-- Start of INPUT FOR THIS TASK --

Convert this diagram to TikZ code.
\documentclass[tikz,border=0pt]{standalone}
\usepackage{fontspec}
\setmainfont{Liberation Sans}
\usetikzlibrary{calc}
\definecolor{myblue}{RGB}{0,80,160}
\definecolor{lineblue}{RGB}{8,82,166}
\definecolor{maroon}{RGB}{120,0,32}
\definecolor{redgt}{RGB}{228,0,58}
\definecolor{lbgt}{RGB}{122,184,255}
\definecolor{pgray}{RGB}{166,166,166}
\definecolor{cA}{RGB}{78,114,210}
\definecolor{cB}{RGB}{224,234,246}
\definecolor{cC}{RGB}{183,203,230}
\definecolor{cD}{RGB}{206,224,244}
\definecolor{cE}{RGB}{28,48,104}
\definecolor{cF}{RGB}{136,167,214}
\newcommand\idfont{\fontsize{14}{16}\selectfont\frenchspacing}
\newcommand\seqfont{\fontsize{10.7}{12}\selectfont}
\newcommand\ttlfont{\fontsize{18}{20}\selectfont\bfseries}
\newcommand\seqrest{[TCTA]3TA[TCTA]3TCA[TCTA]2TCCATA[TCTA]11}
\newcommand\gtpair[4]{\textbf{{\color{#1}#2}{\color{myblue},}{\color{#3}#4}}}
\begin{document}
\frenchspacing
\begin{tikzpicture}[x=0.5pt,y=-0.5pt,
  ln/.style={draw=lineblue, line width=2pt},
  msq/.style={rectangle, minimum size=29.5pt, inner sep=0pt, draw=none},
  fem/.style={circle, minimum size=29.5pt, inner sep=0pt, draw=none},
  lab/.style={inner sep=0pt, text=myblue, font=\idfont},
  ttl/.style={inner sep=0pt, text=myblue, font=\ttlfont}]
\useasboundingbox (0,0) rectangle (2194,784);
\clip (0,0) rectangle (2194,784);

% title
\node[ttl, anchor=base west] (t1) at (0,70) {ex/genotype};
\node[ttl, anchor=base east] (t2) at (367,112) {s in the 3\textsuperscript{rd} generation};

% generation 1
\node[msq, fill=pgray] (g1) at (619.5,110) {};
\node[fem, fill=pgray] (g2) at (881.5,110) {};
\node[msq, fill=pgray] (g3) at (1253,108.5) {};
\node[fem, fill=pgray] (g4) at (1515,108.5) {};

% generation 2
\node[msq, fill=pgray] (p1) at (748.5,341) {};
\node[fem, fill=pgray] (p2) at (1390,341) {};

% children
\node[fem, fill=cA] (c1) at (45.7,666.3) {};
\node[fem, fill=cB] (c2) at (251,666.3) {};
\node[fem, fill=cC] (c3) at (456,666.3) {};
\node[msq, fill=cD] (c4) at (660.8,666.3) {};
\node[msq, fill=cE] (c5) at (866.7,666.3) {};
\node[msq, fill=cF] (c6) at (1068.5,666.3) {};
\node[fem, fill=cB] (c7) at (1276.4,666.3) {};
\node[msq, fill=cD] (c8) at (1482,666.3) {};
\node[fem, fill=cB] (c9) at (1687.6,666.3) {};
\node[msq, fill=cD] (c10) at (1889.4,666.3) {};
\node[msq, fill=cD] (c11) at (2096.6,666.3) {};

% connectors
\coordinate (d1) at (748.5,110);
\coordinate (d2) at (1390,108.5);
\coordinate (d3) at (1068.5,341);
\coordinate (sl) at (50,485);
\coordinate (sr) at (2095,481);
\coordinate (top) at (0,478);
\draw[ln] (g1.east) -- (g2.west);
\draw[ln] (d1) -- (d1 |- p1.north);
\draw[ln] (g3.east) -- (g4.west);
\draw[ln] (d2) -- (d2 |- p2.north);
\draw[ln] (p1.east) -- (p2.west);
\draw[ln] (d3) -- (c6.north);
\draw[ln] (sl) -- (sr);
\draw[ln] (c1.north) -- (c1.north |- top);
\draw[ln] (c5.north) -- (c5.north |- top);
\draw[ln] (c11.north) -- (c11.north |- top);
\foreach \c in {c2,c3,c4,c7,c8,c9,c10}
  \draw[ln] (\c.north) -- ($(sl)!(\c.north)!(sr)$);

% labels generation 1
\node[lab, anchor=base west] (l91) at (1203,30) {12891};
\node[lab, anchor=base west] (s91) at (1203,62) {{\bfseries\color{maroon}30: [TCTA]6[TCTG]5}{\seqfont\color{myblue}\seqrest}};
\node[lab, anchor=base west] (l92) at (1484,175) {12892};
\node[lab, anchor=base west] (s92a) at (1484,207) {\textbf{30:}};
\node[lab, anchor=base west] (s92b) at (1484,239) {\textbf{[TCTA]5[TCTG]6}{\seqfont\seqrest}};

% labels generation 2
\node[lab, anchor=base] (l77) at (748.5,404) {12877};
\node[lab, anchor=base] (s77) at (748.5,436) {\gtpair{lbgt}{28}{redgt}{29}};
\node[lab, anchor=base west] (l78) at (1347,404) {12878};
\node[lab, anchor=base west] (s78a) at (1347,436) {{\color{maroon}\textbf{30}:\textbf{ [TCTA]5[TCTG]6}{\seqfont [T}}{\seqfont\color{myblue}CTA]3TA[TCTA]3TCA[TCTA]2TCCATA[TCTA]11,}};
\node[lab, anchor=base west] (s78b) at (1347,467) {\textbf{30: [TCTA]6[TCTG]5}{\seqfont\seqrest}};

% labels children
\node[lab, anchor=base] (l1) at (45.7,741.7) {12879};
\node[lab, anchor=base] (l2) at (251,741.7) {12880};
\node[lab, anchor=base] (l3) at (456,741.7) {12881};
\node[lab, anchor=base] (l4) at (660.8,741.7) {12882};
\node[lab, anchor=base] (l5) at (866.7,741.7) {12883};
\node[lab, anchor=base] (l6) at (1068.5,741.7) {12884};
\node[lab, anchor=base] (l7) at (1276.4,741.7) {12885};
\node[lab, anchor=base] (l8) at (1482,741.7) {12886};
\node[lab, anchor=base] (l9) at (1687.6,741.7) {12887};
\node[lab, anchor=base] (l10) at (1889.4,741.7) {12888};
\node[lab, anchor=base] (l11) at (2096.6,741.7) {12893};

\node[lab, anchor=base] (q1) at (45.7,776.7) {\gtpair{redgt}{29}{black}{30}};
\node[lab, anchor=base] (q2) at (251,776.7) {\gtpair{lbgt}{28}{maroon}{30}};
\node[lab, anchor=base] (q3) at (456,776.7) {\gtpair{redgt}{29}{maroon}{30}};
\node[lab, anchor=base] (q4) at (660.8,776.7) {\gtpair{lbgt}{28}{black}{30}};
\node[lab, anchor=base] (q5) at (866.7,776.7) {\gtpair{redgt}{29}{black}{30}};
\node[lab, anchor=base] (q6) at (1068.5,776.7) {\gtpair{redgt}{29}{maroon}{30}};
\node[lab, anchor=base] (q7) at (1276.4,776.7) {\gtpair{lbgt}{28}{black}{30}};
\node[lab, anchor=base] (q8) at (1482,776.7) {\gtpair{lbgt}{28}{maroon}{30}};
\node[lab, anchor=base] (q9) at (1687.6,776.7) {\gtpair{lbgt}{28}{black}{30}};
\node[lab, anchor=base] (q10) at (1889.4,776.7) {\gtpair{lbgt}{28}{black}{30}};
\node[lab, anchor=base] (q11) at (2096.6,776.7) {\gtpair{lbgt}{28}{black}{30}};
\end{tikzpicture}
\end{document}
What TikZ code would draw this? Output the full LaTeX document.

-- End of INPUT FOR THIS TASK --

▸ **GOAL**
From the records above, extract every entry exactly as given.

▸ **TASK OUTPUT**
Convert this diagram to TikZ code.
\documentclass[tikz,border=0pt]{standalone}
\usepackage{fontspec}
\setmainfont{Liberation Sans}
\usetikzlibrary{calc}
\definecolor{myblue}{RGB}{0,80,160}
\definecolor{lineblue}{RGB}{8,82,166}
\definecolor{maroon}{RGB}{120,0,32}
\definecolor{redgt}{RGB}{228,0,58}
\definecolor{lbgt}{RGB}{122,184,255}
\definecolor{pgray}{RGB}{166,166,166}
\definecolor{cA}{RGB}{78,114,210}
\definecolor{cB}{RGB}{224,234,246}
\definecolor{cC}{RGB}{183,203,230}
\definecolor{cD}{RGB}{206,224,244}
\definecolor{cE}{RGB}{28,48,104}
\definecolor{cF}{RGB}{136,167,214}
\newcommand\idfont{\fontsize{14}{16}\selectfont\frenchspacing}
\newcommand\seqfont{\fontsize{10.7}{12}\selectfont}
\newcommand\ttlfont{\fontsize{18}{20}\selectfont\bfseries}
\newcommand\seqrest{[TCTA]3TA[TCTA]3TCA[TCTA]2TCCATA[TCTA]11}
\newcommand\gtpair[4]{\textbf{{\color{#1}#2}{\color{myblue},}{\color{#3}#4}}}
\begin{document}
\frenchspacing
\begin{tikzpicture}[x=0.5pt,y=-0.5pt,
  ln/.style={draw=lineblue, line width=2pt},
  msq/.style={rectangle, minimum size=29.5pt, inner sep=0pt, draw=none},
  fem/.style={circle, minimum size=29.5pt, inner sep=0pt, draw=none},
  lab/.style={inner sep=0pt, text=myblue, font=\idfont},
  ttl/.style={inner sep=0pt, text=myblue, font=\ttlfont}]
\useasboundingbox (0,0) rectangle (2194,784);
\clip (0,0) rectangle (2194,784);

% title
\node[ttl, anchor=base west] (t1) at (0,70) {ex/genotype};
\node[ttl, anchor=base east] (t2) at (367,112) {s in the 3\textsuperscript{rd} generation};

% generation 1
\node[msq, fill=pgray] (g1) at (619.5,110) {};
\node[fem, fill=pgray] (g2) at (881.5,110) {};
\node[msq, fill=pgray] (g3) at (1253,108.5) {};
\node[fem, fill=pgray] (g4) at (1515,108.5) {};

% generation 2
\node[msq, fill=pgray] (p1) at (748.5,341) {};
\node[fem, fill=pgray] (p2) at (1390,341) {};

% children
\node[fem, fill=cA] (c1) at (45.7,666.3) {};
\node[fem, fill=cB] (c2) at (251,666.3) {};
\node[fem, fill=cC] (c3) at (456,666.3) {};
\node[msq, fill=cD] (c4) at (660.8,666.3) {};
\node[msq, fill=cE] (c5) at (866.7,666.3) {};
\node[msq, fill=cF] (c6) at (1068.5,666.3) {};
\node[fem, fill=cB] (c7) at (1276.4,666.3) {};
\node[msq, fill=cD] (c8) at (1482,666.3) {};
\node[fem, fill=cB] (c9) at (1687.6,666.3) {};
\node[msq, fill=cD] (c10) at (1889.4,666.3) {};
\node[msq, fill=cD] (c11) at (2096.6,666.3) {};

% connectors
\coordinate (d1) at (748.5,110);
\coordinate (d2) at (1390,108.5);
\coordinate (d3) at (1068.5,341);
\coordinate (sl) at (50,485);
\coordinate (sr) at (2095,481);
\coordinate (top) at (0,478);
\draw[ln] (g1.east) -- (g2.west);
\draw[ln] (d1) -- (d1 |- p1.north);
\draw[ln] (g3.east) -- (g4.west);
\draw[ln] (d2) -- (d2 |- p2.north);
\draw[ln] (p1.east) -- (p2.west);
\draw[ln] (d3) -- (c6.north);
\draw[ln] (sl) -- (sr);
\draw[ln] (c1.north) -- (c1.north |- top);
\draw[ln] (c5.north) -- (c5.north |- top);
\draw[ln] (c11.north) -- (c11.north |- top);
\foreach \c in {c2,c3,c4,c7,c8,c9,c10}
  \draw[ln] (\c.north) -- ($(sl)!(\c.north)!(sr)$);

% labels generation 1
\node[lab, anchor=base west] (l91) at (1203,30) {12891};
\node[lab, anchor=base west] (s91) at (1203,62) {{\bfseries\color{maroon}30: [TCTA]6[TCTG]5}{\seqfont\color{myblue}\seqrest}};
\node[lab, anchor=base west] (l92) at (1484,175) {12892};
\node[lab, anchor=base west] (s92a) at (1484,207) {\textbf{30:}};
\node[lab, anchor=base west] (s92b) at (1484,239) {\textbf{[TCTA]5[TCTG]6}{\seqfont\seqrest}};

% labels generation 2
\node[lab, anchor=base] (l77) at (748.5,404) {12877};
\node[lab, anchor=base] (s77) at (748.5,436) {\gtpair{lbgt}{28}{redgt}{29}};
\node[lab, anchor=base west] (l78) at (1347,404) {12878};
\node[lab, anchor=base west] (s78a) at (1347,436) {{\color{maroon}\textbf{30}:\textbf{ [TCTA]5[TCTG]6}{\seqfont [T}}{\seqfont\color{myblue}CTA]3TA[TCTA]3TCA[TCTA]2TCCATA[TCTA]11,}};
\node[lab, anchor=base west] (s78b) at (1347,467) {\textbf{30: [TCTA]6[TCTG]5}{\seqfont\seqrest}};

% labels children
\node[lab, anchor=base] (l1) at (45.7,741.7) {12879};
\node[lab, anchor=base] (l2) at (251,741.7) {12880};
\node[lab, anchor=base] (l3) at (456,741.7) {12881};
\node[lab, anchor=base] (l4) at (660.8,741.7) {12882};
\node[lab, anchor=base] (l5) at (866.7,741.7) {12883};
\node[lab, anchor=base] (l6) at (1068.5,741.7) {12884};
\node[lab, anchor=base] (l7) at (1276.4,741.7) {12885};
\node[lab, anchor=base] (l8) at (1482,741.7) {12886};
\node[lab, anchor=base] (l9) at (1687.6,741.7) {12887};
\node[lab, anchor=base] (l10) at (1889.4,741.7) {12888};
\node[lab, anchor=base] (l11) at (2096.6,741.7) {12893};

\node[lab, anchor=base] (q1) at (45.7,776.7) {\gtpair{redgt}{29}{black}{30}};
\node[lab, anchor=base] (q2) at (251,776.7) {\gtpair{lbgt}{28}{maroon}{30}};
\node[lab, anchor=base] (q3) at (456,776.7) {\gtpair{redgt}{29}{maroon}{30}};
\node[lab, anchor=base] (q4) at (660.8,776.7) {\gtpair{lbgt}{28}{black}{30}};
\node[lab, anchor=base] (q5) at (866.7,776.7) {\gtpair{redgt}{29}{black}{30}};
\node[lab, anchor=base] (q6) at (1068.5,776.7) {\gtpair{redgt}{29}{maroon}{30}};
\node[lab, anchor=base] (q7) at (1276.4,776.7) {\gtpair{lbgt}{28}{black}{30}};
\node[lab, anchor=base] (q8) at (1482,776.7) {\gtpair{lbgt}{28}{maroon}{30}};
\node[lab, anchor=base] (q9) at (1687.6,776.7) {\gtpair{lbgt}{28}{black}{30}};
\node[lab, anchor=base] (q10) at (1889.4,776.7) {\gtpair{lbgt}{28}{black}{30}};
\node[lab, anchor=base] (q11) at (2096.6,776.7) {\gtpair{lbgt}{28}{black}{30}};
\end{tikzpicture}
\end{document}
What TikZ code would draw this? Output the full LaTeX document.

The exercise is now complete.